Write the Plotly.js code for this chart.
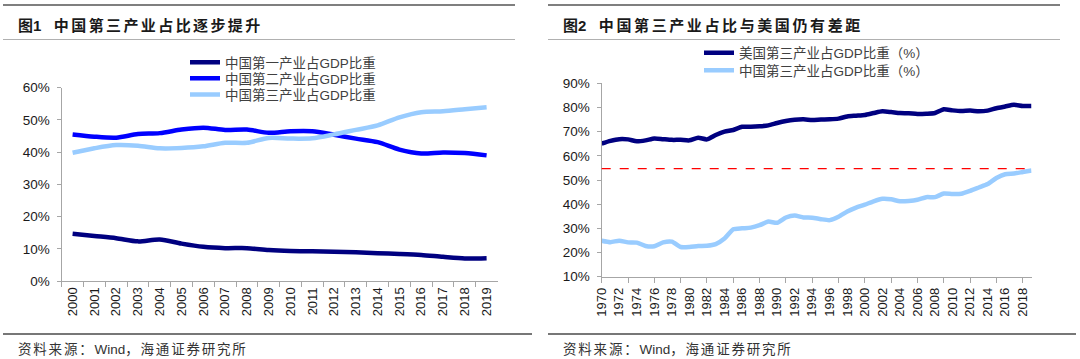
----------------------------------------
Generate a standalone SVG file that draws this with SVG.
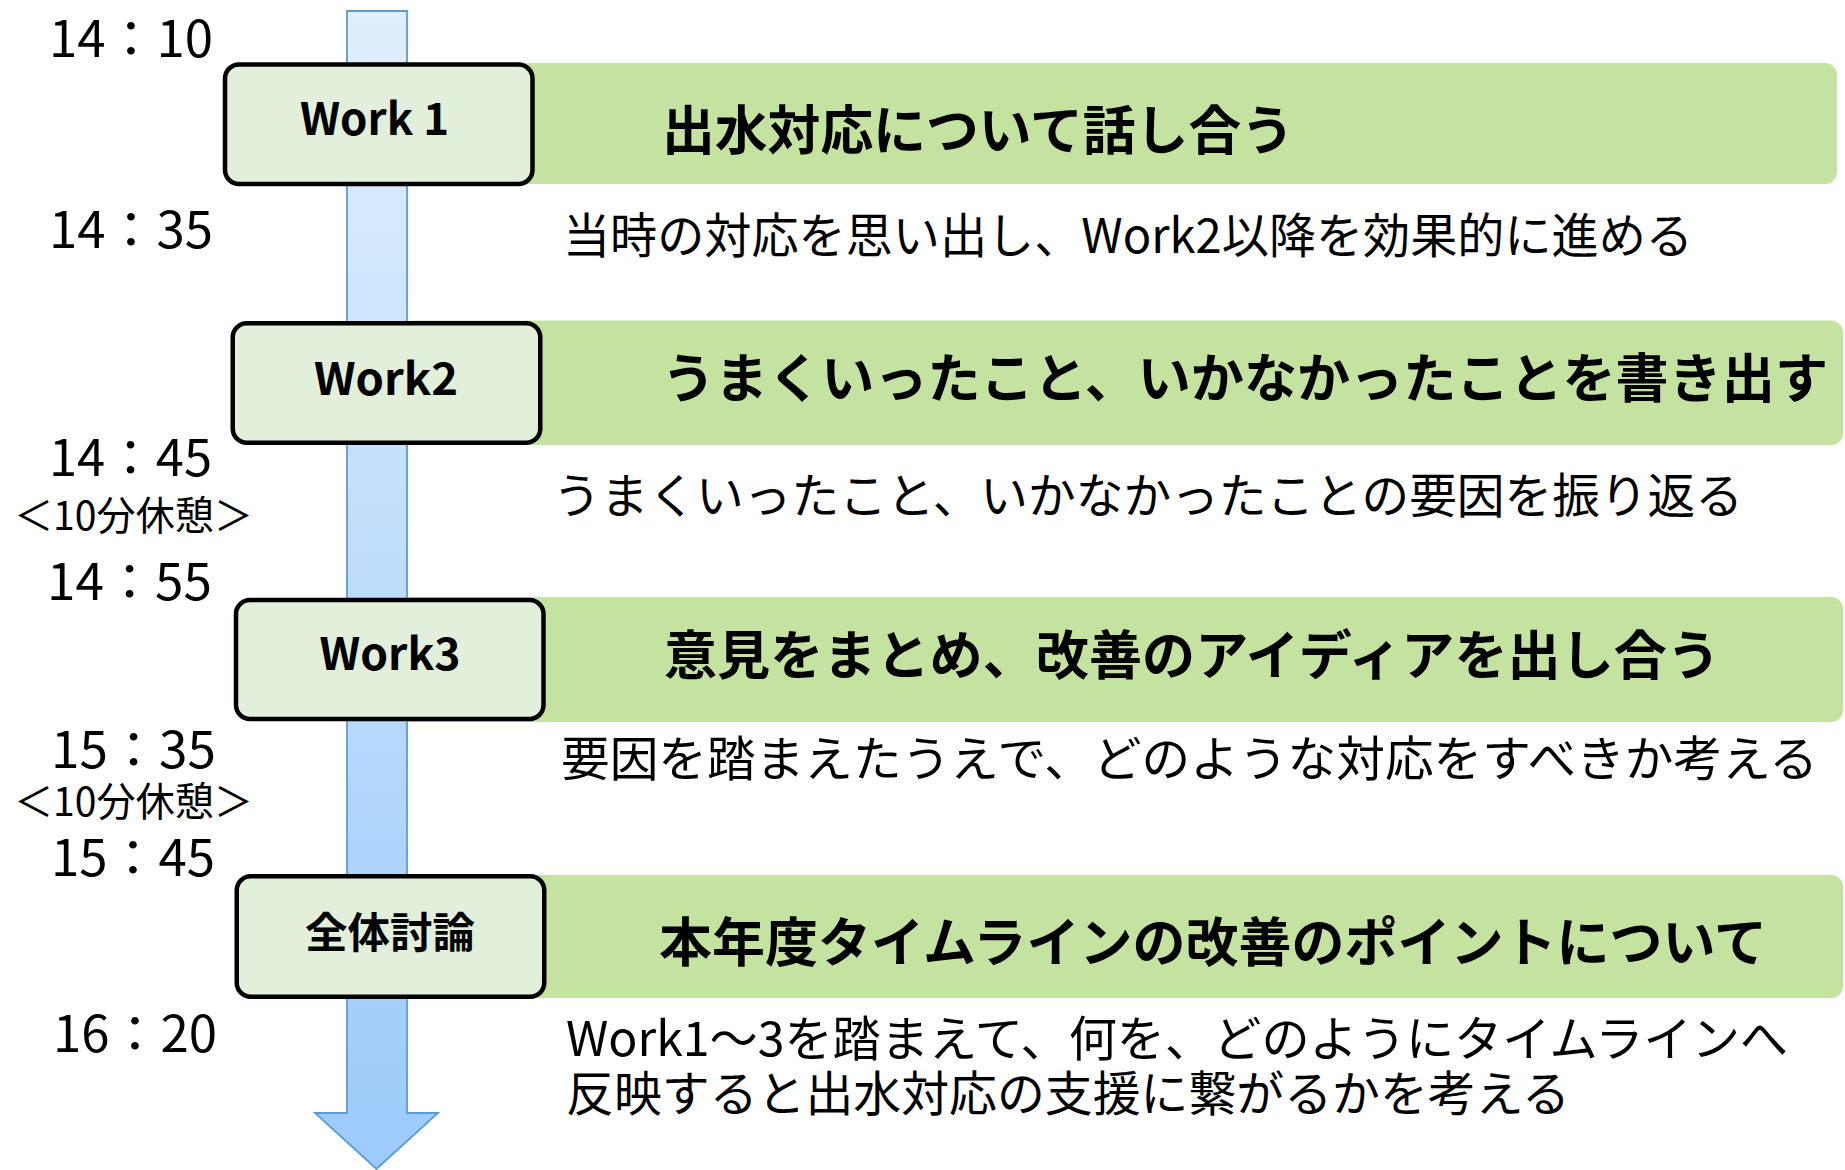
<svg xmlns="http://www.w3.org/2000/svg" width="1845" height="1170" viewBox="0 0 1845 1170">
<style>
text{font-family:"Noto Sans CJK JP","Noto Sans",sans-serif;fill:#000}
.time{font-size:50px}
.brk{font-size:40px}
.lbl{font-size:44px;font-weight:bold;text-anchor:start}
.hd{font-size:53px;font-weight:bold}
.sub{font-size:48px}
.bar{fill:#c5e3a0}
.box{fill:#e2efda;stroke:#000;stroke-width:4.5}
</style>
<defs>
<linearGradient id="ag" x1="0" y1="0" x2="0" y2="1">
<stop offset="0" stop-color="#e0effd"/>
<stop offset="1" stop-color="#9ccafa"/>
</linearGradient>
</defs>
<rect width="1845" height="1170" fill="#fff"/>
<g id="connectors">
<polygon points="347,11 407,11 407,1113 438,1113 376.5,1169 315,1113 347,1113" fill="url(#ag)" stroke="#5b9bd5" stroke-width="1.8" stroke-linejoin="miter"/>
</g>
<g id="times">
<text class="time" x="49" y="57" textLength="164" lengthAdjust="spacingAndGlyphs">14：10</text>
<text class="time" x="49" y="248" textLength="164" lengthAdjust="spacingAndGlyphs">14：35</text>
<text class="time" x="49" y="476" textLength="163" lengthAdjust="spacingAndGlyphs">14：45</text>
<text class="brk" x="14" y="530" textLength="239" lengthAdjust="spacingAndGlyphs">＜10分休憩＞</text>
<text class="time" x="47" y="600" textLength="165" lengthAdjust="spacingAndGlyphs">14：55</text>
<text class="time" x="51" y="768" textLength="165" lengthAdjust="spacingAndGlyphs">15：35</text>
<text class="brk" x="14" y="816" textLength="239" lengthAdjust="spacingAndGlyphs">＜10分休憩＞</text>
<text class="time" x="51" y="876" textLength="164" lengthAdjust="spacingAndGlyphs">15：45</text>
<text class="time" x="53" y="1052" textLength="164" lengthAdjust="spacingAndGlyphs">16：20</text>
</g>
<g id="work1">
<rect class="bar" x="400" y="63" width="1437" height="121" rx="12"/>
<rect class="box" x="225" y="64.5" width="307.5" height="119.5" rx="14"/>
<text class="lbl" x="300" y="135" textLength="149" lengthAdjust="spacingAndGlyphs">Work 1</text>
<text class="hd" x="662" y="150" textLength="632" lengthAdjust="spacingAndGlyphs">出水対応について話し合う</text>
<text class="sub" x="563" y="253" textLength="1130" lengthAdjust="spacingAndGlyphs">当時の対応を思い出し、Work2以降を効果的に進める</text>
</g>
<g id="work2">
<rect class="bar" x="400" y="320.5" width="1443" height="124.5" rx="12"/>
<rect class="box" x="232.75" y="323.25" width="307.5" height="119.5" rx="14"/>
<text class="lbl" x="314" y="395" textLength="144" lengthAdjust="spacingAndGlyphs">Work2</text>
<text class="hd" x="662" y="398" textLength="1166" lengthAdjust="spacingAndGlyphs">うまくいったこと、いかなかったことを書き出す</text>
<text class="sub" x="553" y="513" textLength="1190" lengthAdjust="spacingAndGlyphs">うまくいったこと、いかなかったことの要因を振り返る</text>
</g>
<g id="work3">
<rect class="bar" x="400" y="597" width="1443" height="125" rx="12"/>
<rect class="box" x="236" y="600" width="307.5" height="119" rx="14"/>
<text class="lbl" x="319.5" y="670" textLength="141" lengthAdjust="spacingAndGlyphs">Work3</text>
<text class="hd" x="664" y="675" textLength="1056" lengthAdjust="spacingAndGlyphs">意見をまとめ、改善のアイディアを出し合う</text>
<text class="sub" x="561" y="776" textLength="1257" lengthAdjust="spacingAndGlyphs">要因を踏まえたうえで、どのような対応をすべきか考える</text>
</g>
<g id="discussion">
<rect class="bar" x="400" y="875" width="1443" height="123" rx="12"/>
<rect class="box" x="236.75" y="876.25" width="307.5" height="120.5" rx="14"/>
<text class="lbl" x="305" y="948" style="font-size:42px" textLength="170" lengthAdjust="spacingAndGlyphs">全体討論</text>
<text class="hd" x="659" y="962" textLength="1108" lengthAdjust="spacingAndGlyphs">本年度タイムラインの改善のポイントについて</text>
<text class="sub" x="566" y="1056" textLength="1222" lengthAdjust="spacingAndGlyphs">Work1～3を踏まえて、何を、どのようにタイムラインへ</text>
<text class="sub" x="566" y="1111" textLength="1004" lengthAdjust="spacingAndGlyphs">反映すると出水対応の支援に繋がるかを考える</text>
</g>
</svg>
----------------------------------------
Search the data above for the string "this" and copy each line that has it.

Write the Plotly.js code for this chart.
Generate a standalone SVG file that draws this with SVG.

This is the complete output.